Assessing the functional characteristics of synonymous and nonsynonymous mutation candidates by use of large DNA constructs.

As we identify more and more genetic changes, either through mutation studies or population screens, we need powerful tools to study their potential molecular effects. With these tools, we can begin to understand the contributions of genetic variations to the wide range of human phenotypes. We used our catalogue of molecular changes in patients with carbamyl phosphate synthetase I (CPSI) deficiency to develop such a system for use in eukaryotic cells. We developed the tools and methods for rapidly modifying bacterial artificial chromosomes (BACs) for eukaryotic episomal replication, marker expression, and selection and then applied this protocol to a BAC containing the entire CPSI gene. Although this CPSI BAC construct was suitable for studying nonsynonymous mutations, potential splicing defects, and promoter variations, our focus was on studying potential splicing and RNA-processing defects to validate this system.

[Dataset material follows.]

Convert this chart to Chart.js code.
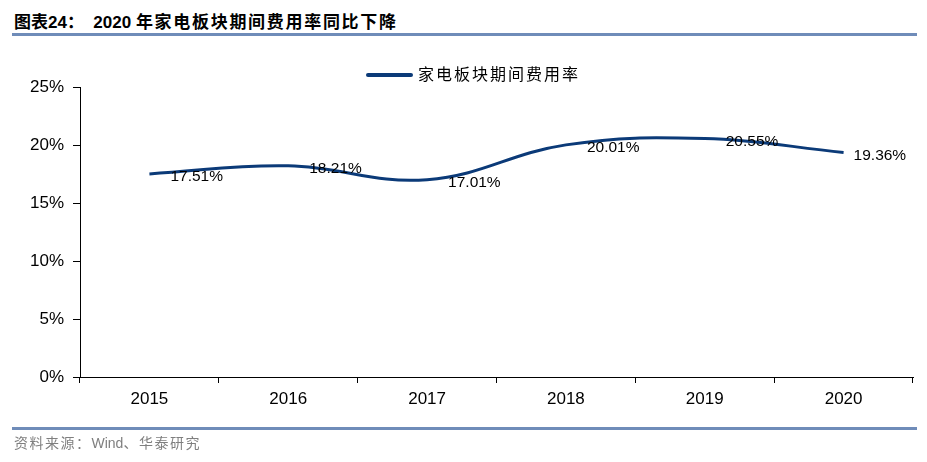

In this article, we describe the construction of this system and subsequently examine the mechanism of four putative splicing mutations in patients deficient in CPSI. Using this model, we also demonstrate the reversible role of nonsense-mediated decay in all four mutations, using small interfering RNA knockdown of hUPF2. Furthermore, we were able to locate cryptic splicing sites for the two intronic mutations. This BAC-based system permits expression studies in the absence of patient RNA or tissues with relevant gene expression and provides experimental flexibility not available in genomic DNA or plasmid constructs. Our splicing and RNA degradation data demonstrate the advantages of using whole-gene constructs to study the effects of sequence variation on gene expression and function.

The frequent observation of evidence for nonsense-mediated decay in RNA from patients with carbamyl phosphate synthetase I deficiency.

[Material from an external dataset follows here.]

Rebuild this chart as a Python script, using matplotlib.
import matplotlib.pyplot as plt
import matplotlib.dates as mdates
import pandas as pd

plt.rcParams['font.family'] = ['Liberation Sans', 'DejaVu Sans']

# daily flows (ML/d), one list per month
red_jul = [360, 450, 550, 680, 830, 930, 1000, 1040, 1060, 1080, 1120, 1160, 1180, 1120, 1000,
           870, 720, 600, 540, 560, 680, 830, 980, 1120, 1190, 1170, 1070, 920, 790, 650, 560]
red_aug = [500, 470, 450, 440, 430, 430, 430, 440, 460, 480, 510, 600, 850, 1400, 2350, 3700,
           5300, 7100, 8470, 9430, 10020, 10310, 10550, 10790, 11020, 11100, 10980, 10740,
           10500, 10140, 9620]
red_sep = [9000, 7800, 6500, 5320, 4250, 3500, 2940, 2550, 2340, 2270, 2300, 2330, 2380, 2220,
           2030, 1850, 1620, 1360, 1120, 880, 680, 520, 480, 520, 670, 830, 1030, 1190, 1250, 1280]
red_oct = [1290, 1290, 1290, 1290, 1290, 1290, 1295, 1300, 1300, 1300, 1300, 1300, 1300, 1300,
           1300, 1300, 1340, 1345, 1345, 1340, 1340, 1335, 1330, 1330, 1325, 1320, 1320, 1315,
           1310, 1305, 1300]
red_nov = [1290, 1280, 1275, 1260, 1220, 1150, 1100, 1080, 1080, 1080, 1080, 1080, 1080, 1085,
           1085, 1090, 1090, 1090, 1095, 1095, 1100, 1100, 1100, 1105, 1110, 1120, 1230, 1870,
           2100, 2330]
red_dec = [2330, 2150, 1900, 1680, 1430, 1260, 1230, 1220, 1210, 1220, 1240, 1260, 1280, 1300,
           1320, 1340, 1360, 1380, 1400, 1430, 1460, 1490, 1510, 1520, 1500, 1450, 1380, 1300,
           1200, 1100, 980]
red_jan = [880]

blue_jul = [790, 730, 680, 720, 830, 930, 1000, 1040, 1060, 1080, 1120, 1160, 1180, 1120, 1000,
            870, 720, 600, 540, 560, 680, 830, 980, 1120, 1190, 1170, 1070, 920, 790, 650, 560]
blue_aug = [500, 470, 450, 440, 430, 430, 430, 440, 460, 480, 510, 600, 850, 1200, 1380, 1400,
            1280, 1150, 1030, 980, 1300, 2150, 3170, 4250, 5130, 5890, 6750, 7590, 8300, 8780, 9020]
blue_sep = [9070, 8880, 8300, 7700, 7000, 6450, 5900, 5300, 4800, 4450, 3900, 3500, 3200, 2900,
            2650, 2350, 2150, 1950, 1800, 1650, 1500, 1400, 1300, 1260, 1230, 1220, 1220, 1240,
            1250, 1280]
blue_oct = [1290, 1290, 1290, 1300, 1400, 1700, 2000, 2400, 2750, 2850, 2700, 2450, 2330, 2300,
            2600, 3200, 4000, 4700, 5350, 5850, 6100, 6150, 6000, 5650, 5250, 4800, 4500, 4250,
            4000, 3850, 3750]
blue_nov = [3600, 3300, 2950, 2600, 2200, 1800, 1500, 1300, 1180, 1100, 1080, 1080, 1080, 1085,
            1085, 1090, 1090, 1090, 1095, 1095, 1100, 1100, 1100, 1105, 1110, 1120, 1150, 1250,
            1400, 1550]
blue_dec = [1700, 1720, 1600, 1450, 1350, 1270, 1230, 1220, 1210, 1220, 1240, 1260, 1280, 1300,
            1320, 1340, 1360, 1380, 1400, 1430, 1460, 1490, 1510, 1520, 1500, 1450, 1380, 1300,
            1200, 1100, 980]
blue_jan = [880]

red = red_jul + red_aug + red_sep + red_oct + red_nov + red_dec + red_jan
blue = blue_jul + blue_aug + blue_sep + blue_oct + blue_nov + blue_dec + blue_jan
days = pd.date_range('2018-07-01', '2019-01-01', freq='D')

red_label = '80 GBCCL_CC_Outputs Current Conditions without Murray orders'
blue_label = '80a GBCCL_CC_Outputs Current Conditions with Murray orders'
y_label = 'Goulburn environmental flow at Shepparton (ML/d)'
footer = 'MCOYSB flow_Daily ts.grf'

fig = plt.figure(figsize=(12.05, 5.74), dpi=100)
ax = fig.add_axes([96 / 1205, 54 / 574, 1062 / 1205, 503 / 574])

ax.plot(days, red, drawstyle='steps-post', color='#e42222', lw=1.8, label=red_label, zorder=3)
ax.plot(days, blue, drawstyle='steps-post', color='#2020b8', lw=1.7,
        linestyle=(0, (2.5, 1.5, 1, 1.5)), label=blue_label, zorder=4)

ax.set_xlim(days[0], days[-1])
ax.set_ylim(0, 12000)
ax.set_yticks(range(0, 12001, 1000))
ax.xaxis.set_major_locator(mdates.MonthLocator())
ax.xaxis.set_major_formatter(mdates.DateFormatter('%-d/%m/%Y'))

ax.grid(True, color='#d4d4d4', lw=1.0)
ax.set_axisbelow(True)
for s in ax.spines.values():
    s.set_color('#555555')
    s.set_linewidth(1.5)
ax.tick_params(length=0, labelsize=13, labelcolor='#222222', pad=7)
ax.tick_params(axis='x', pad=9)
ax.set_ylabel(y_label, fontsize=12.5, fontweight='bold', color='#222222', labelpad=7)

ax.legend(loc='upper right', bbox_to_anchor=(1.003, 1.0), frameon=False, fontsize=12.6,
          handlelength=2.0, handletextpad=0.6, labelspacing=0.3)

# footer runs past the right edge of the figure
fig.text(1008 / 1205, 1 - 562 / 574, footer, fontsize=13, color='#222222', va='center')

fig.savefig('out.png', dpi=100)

CPSI deficiency is an inborn error of metabolism caused by mutations in the first, rate-determining enzyme of the urea cycle. Our mutation detection data from this disorder suggest that a significant number of mutant alleles cause RNA instability, most likely through the nonsense-mediated decay pathway. We identified 26 non-consanguinous CPSID patients with an available RNA source (liver tissue or cell line) and screened both genomic DNA and RNA for the identification and classification of mutations. Out of 52 total alleles screened from these patients, 21 (40%) have strong evidence for RNA processing mutations demonstrated by absent/minimal heterozygosity in patient cDNA sequences despite heterozygous genomic changes. These 21 alleles are a heterogenous group primarily composed of splicing defects and frameshifts that form premature termination codons which should subsequently elicit the nonsense-mediated decay pathway. This study provides evidence for the high prevalence of RNA instability mutations in genetic disease and underscores the importance of accounting for them in mutation-screening strategies.

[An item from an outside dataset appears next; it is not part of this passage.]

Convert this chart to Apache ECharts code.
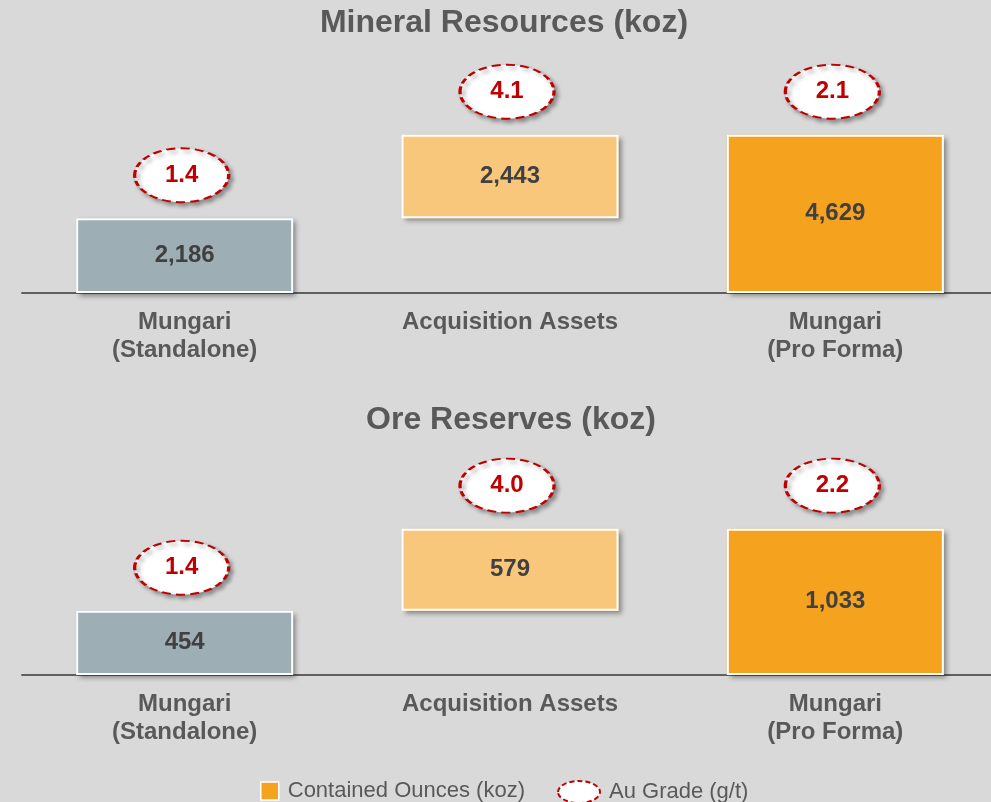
<!DOCTYPE html>
<html>
<head>
<meta charset="utf-8">
<title>Mineral Resources and Ore Reserves</title>
<script src="https://cdn.jsdelivr.net/npm/echarts@6/dist/echarts.min.js"></script>
<style>
    html, body { margin: 0; padding: 0; background: #d9d9d9; }
    #chart { width: 991px; height: 802px; }
</style>
</head>
<body>
<div id="chart"></div>
<script>
const categories = ['Mungari\n(Standalone)', 'Acquisition Assets', 'Mungari\n(Pro Forma)'];
const resourceKoz = [2186, 2443, 4629];
const resourceGrade = [1.4, 4.1, 2.1];
const reserveKoz = [454, 579, 1033];
const reserveGrade = [1.4, 4.0, 2.2];

const barColors = ['#9daeb4', '#f9c77b', '#f5a31f'];
const font = '"Liberation Sans", Arial, sans-serif';
const ellipse = 'path://M0,27A47,27,0,1,1,94,27A47,27,0,1,1,0,27Z';
const legendEllipse = 'path://M0,11A21,11,0,1,1,42,11A21,11,0,1,1,0,11Z';

// waterfall: middle bar floats on top of the first one
function bases(values) {
    return [0, values[0], 0];
}
function tops(values) {
    let b = bases(values);
    let out = [];
    for (let i = 0; i < values.length; i++) {
        out.push(b[i] + values[i]);
    }
    return out;
}

function barSeries(values, idx, stack) {
    let data = [];
    let frames = [];
    for (let i = 0; i < values.length; i++) {
        data.push({ value: values[i], itemStyle: { color: barColors[i] } });
        frames.push(values[i]);
    }
    let common = {
        type: 'bar',
        xAxisIndex: idx,
        yAxisIndex: idx,
        barWidth: 217,
        barGap: '-100%'
    };
    return [
        Object.assign({}, common, {
            name: 'base',
            stack: stack,
            silent: true,
            itemStyle: { color: 'transparent' },
            data: bases(values)
        }),
        // filled bars with drop shadow
        Object.assign({}, common, {
            name: 'Contained Ounces (koz)',
            stack: stack,
            itemStyle: {
                shadowColor: 'rgba(0,0,0,0.4)',
                shadowBlur: 5,
                shadowOffsetX: 3,
                shadowOffsetY: 3
            },
            data: data
        }),
        // white frame + value label on top, no shadow so it does not darken the fill
        Object.assign({}, common, {
            name: 'frame',
            stack: stack + 'F',
            silent: true,
            itemStyle: { color: 'transparent' },
            data: bases(values)
        }),
        Object.assign({}, common, {
            name: 'frame',
            stack: stack + 'F',
            silent: true,
            itemStyle: { color: 'transparent', borderColor: '#ffffff', borderWidth: 2 },
            label: {
                show: true,
                position: 'inside',
                color: '#404040',
                fontFamily: font,
                fontWeight: 'bold',
                fontSize: 24,
                formatter: function (p) {
                    return p.value.toLocaleString('en-US');
                }
            },
            data: frames
        })
    ];
}

function gradeSeries(values, grades, idx) {
    let t = tops(values);
    let data = [];
    for (let i = 0; i < t.length; i++) {
        data.push({ value: t[i], grade: grades[i] });
    }
    return {
        type: 'scatter',
        name: 'Au Grade (g/t)',
        xAxisIndex: idx,
        yAxisIndex: idx,
        clip: false,
        symbol: ellipse,
        symbolSize: [94, 54],
        symbolOffset: [-3, -43],
        z: 5,
        itemStyle: {
            color: '#ffffff',
            opacity: 1,
            borderColor: '#c00000',
            borderWidth: 2.5,
            borderType: [7, 4],
            shadowColor: 'rgba(0,0,0,0.35)',
            shadowBlur: 4,
            shadowOffsetX: 3,
            shadowOffsetY: 3
        },
        label: {
            show: true,
            position: 'inside',
            color: '#c00000',
            fontFamily: font,
            fontWeight: 'bold',
            fontSize: 24,
            formatter: function (p) {
                return p.data.grade.toFixed(1);
            }
        },
        data: data
    };
}

function xAxis(idx) {
    return {
        type: 'category',
        gridIndex: idx,
        data: categories,
        axisLine: { lineStyle: { color: '#5f5f5f', width: 2 } },
        axisTick: { show: false },
        axisLabel: {
            color: '#595959',
            fontFamily: font,
            fontWeight: 'bold',
            fontSize: 24,
            lineHeight: 28,
            margin: 15
        }
    };
}

function yAxis(idx, max) {
    return {
        type: 'value',
        gridIndex: idx,
        min: 0,
        max: max,
        show: false,
        splitLine: { show: false }
    };
}

const chart = echarts.init(document.getElementById('chart'));
const option = {
    backgroundColor: '#d9d9d9',
    animation: false,
    graphic: [
        {
            type: 'text',
            x: 504,
            y: 23,
            style: {
                text: 'Mineral Resources (koz)',
                font: 'bold 32px ' + font,
                fill: '#595959',
                textAlign: 'center',
                textVerticalAlign: 'middle'
            }
        },
        {
            type: 'text',
            x: 511,
            y: 420,
            style: {
                text: 'Ore Reserves (koz)',
                font: 'bold 32px ' + font,
                fill: '#595959',
                textAlign: 'center',
                textVerticalAlign: 'middle'
            }
        }
    ],
    grid: [
        { left: 22, width: 976, top: 122, height: 171, outerBoundsMode: 'none', containLabel: false },
        { left: 22, width: 976, top: 505, height: 170, outerBoundsMode: 'none', containLabel: false }
    ],
    xAxis: [xAxis(0), xAxis(1)],
    yAxis: [yAxis(0, 5000), yAxis(1, 1200)],
    legend: [
        {
            left: 255,
            top: 775,
            itemWidth: 18,
            itemHeight: 18,
            selectedMode: false,
            textStyle: { color: '#595959', fontFamily: font, fontSize: 22, padding: [0, 0, 0, 4] },
            data: [{
                name: 'Contained Ounces (koz)',
                icon: 'rect',
                itemStyle: { color: '#f5a31f', borderColor: '#ffffff', borderWidth: 1.5 }
            }]
        },
        {
            left: 552,
            top: 775,
            itemWidth: 42,
            itemHeight: 22,
            selectedMode: false,
            textStyle: { color: '#595959', fontFamily: font, fontSize: 22, padding: [0, 0, 0, 4] },
            data: [{
                name: 'Au Grade (g/t)',
                icon: legendEllipse,
                itemStyle: {
                    color: '#ffffff',
                    borderColor: '#c00000',
                    borderWidth: 2,
                    borderType: [5, 3],
                    shadowBlur: 0,
                    shadowOffsetX: 0,
                    shadowOffsetY: 0
                }
            }]
        }
    ],
    series: [].concat(
        barSeries(resourceKoz, 0, 'res'),
        [gradeSeries(resourceKoz, resourceGrade, 0)],
        barSeries(reserveKoz, 1, 'rsv'),
        [gradeSeries(reserveKoz, reserveGrade, 1)]
    )
};
chart.setOption(option);
</script>
</body>
</html>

Characterization of genomic structure and polymorphisms in the human carbamyl phosphate synthetase I gene.

Human carbamyl phosphate synthetase I (CPSI) is an essential hepatic enzyme that initiates the urea cycle. Deficiency of this enzyme usually results in lethal hyperammonemia. CPSI is encoded by the CPSI gene located on chromosome 2q35. In the present study, we report the coding sequence and define the intron-exon structure of the human CPSI gene. These data are compared to the previously defined rat CPSI gene structure. This work was generated from direct sequence determination of human genomic DNA (35 introns) and comparison to public domain sequence of anonymous BACs (2 introns). The human CPSI gene spans >120kb of genomic DNA. CPSI has 38 exons and 37 introns, and all adhere to the consensus splicing sequences. Comparison of the human and rat CPSI genes reveals that the nucleotide sequences, amino acid sequences, and intron-exon organizations are highly similar. We report the primers and conditions for screening the human CPSI exonic and bordering intronic sequences. We also screened 100 individuals for polymorphisms in the human CPSI gene and identified 14 polymorphisms in the CPSI message. The knowledge of the CPSI gene structure and the 14 polymorphisms presented in this study will greatly facilitate future molecular studies involving the CPSI gene and the enzyme it encodes.